• [TO BE DONE]: Nothing outside the stretch should be returned: give exactly the lines from the line containing "Output the LaTeX" through the line containing "(357,136) rectangle (1000,145);", including both.

• [RECORDS SUPPLIED]:
-=-=-=-=-

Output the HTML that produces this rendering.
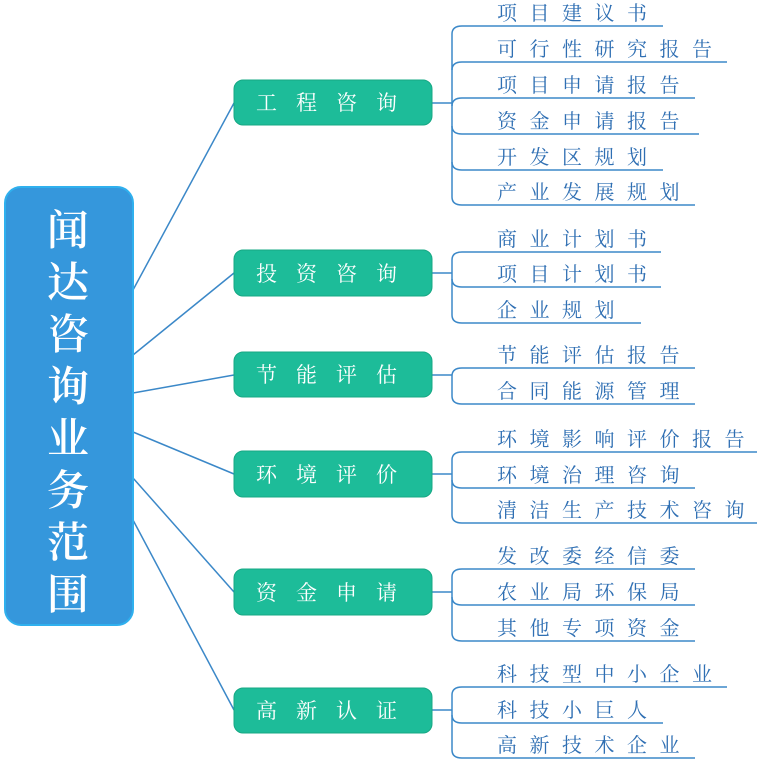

-=-=-=-=-

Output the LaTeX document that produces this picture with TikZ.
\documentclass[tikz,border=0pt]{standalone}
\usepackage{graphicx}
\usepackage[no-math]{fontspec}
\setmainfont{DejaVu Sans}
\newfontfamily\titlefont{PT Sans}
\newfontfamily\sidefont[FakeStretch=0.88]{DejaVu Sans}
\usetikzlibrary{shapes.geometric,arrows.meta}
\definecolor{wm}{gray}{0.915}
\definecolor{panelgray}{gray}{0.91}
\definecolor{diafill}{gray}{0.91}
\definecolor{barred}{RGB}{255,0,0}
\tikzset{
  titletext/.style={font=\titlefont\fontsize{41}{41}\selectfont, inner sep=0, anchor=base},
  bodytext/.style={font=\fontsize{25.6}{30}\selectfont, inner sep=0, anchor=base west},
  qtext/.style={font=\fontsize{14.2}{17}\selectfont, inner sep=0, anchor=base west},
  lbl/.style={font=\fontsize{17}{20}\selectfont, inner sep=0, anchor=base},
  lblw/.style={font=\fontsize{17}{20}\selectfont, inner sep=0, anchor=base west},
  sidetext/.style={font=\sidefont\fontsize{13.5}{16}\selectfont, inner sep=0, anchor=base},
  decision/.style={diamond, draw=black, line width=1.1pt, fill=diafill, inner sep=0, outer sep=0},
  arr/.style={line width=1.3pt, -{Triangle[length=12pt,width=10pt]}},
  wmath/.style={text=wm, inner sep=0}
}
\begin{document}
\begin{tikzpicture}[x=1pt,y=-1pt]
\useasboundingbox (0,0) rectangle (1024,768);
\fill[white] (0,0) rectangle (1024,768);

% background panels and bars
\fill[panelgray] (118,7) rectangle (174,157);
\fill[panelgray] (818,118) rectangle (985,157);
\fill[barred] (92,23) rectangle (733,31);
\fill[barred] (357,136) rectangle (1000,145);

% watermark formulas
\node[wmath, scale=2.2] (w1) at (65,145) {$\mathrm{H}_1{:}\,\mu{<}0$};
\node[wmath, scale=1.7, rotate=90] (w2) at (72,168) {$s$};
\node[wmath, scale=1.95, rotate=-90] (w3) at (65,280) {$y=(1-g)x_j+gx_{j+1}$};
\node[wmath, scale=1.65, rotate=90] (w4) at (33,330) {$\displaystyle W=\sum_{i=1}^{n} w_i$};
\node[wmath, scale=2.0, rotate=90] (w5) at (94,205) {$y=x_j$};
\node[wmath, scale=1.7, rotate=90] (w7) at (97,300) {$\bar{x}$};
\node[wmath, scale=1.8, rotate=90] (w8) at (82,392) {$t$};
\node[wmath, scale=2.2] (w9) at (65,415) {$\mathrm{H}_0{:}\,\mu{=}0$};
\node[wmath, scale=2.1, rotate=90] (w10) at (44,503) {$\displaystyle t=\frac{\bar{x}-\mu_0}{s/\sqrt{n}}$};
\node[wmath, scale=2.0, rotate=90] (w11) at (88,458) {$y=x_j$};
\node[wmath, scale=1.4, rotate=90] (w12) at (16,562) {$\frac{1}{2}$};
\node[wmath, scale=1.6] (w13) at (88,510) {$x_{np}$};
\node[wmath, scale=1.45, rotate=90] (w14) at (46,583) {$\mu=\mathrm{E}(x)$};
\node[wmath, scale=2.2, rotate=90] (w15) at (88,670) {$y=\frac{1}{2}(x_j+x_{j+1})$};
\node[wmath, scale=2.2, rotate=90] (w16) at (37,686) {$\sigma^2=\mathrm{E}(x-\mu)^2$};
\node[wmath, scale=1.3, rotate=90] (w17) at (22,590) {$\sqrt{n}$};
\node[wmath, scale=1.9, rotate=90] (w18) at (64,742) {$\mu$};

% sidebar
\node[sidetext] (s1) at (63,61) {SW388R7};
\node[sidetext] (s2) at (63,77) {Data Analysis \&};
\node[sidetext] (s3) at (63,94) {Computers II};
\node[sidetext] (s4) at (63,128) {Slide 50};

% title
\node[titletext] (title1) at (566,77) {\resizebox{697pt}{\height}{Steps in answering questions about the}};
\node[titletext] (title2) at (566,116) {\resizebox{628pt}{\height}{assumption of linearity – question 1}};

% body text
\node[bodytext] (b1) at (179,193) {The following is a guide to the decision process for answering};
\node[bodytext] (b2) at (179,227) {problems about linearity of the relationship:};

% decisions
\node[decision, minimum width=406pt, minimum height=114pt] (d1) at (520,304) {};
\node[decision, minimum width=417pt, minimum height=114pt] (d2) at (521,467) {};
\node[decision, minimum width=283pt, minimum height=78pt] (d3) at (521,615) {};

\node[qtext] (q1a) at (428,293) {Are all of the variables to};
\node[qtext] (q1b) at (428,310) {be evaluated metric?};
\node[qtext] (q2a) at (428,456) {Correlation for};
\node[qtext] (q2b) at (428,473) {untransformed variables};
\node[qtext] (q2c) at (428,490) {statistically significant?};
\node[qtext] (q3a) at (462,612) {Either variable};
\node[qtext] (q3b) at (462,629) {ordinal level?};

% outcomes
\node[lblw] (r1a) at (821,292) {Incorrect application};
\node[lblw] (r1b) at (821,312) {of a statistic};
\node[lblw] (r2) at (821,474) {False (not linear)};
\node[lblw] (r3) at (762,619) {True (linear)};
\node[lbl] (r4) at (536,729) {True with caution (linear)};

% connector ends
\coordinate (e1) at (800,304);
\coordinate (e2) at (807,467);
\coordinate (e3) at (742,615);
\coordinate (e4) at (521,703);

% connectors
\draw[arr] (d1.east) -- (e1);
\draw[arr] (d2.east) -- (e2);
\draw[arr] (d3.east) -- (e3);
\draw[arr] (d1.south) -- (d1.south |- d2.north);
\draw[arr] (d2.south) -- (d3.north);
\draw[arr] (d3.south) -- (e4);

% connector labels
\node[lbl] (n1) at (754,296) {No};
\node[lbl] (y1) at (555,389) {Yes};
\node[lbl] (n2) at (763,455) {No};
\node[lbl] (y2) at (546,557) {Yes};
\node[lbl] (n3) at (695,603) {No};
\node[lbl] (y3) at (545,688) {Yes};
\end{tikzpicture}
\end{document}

-=-=-=-=-

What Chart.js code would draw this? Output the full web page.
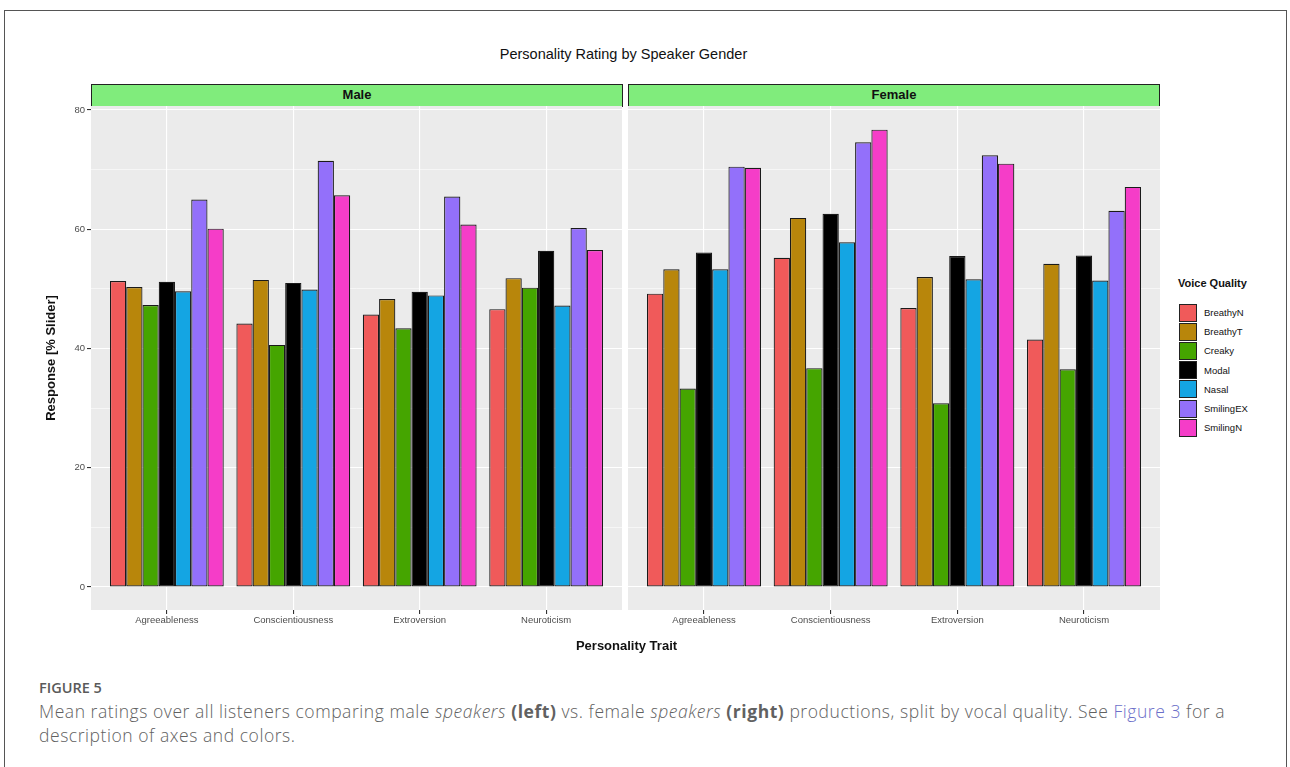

-=-=-=-=-

• [FINISHED ANSWER]:
Output the LaTeX document that produces this picture with TikZ.
\documentclass[tikz,border=0pt]{standalone}
\usepackage{graphicx}
\usepackage[no-math]{fontspec}
\setmainfont{DejaVu Sans}
\newfontfamily\titlefont{PT Sans}
\newfontfamily\sidefont[FakeStretch=0.88]{DejaVu Sans}
\usetikzlibrary{shapes.geometric,arrows.meta}
\definecolor{wm}{gray}{0.915}
\definecolor{panelgray}{gray}{0.91}
\definecolor{diafill}{gray}{0.91}
\definecolor{barred}{RGB}{255,0,0}
\tikzset{
  titletext/.style={font=\titlefont\fontsize{41}{41}\selectfont, inner sep=0, anchor=base},
  bodytext/.style={font=\fontsize{25.6}{30}\selectfont, inner sep=0, anchor=base west},
  qtext/.style={font=\fontsize{14.2}{17}\selectfont, inner sep=0, anchor=base west},
  lbl/.style={font=\fontsize{17}{20}\selectfont, inner sep=0, anchor=base},
  lblw/.style={font=\fontsize{17}{20}\selectfont, inner sep=0, anchor=base west},
  sidetext/.style={font=\sidefont\fontsize{13.5}{16}\selectfont, inner sep=0, anchor=base},
  decision/.style={diamond, draw=black, line width=1.1pt, fill=diafill, inner sep=0, outer sep=0},
  arr/.style={line width=1.3pt, -{Triangle[length=12pt,width=10pt]}},
  wmath/.style={text=wm, inner sep=0}
}
\begin{document}
\begin{tikzpicture}[x=1pt,y=-1pt]
\useasboundingbox (0,0) rectangle (1024,768);
\fill[white] (0,0) rectangle (1024,768);

% background panels and bars
\fill[panelgray] (118,7) rectangle (174,157);
\fill[panelgray] (818,118) rectangle (985,157);
\fill[barred] (92,23) rectangle (733,31);
\fill[barred] (357,136) rectangle (1000,145);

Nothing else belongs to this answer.